Tuesday, March 15, 2016

"Like I Did...."

"Like I Did...." It's a phrase that every parent uses at least once or twice.  "I want them to do (fill in the blank here with activity) like I did."  I completely understand it.  When you're pregnant with your little one, you have this picture in your head.  Maybe you pictured a delicate little girly girl who played with dolls and hated having her hands dirty.  Maybe you pictured a rough and tumble boy who loved baseball and camping.  Maybe you pictured a "tomboy" girl that loved to play sports with you and run around at the park.  Here's the reality: You don't always get what you picture.  In fact, you rarely do.  Children are extraordinarily individual from birth and the girly girl you pictured might well be a little bully of a "tomboy" that will shove anyone out of the way for that doll.  Your rough and tumble boy might prefer arts and crafts to sandboxes and sports.  

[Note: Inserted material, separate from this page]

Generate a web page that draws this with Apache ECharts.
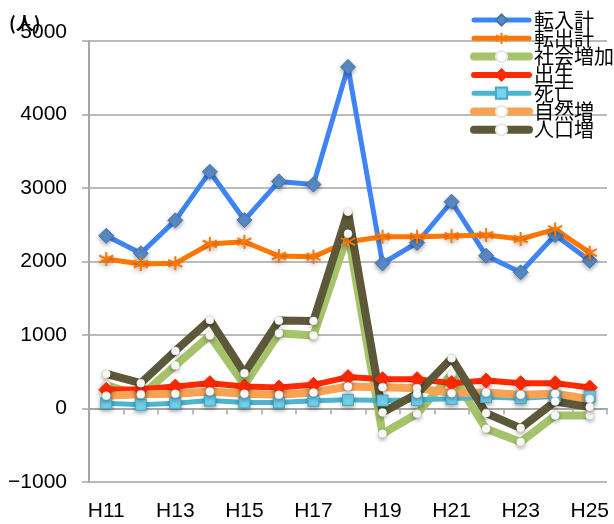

It's certainly not some sort of a problem if you don't get what you pictured.  It's a matter of how you handle it.  You may have wanted a sports nut but you got a dancer instead.  That's okay.  Encourage his/her dancing abilities and you may see a passion and talent that you never dreamed of come out in your child.  You may have pictured an artistic superstar and, instead, your little one wants to be a linebacker.  That's okay.  Encourage their sports talents and you may see something beautiful.  Whether they want to be an athlete, artist, musician, scout, cup stacker or whatever their passion may be, there's always an outlet and always a way to encourage them to be passionate about whatever it is that they're interested in.

"But I can build it in them."  This may be true.  If you were a baseball star and you want your child to play baseball, you can start them extremely young and hope that it sticks.  Here's the problem: if it wasn't meant to be, it won't be.  You can push it for as much and as long as you want and they might never develop that passion for the sport.  They will end up feeling resentful that they were forced into doing something.  It's a dangerous gamble to force your kids to try to love what you loved as a child just to get them to do what you did.  

"Well I'm just gonna make them do it for awhile."  Okay, fine.  I'm all for teaching kids to try a variety of things to see what they love.  That said, you walk a fine line forcing things.  Pick your battles.  If your two year old HATES dresses, don't force them into it.  Don't bribe them to wear a dress every day in exchange for TV time, sweets, etc  Believe me, it's not worth the battle down the line.  If your son wants to wear track pants every day, let him do it.  Pick your battles.  Save the slacks for important events.  Try not to bribe them, period.  It hardly ever pays off in the end.

I guess my point in all of this is that your children are individuals.  They need to be encouraged to love what THEY love.  If it's what you loved as well, that's awesome.  If not, set aside your little vision and encourage them in what they enjoy. I promise you it will pay off in spades!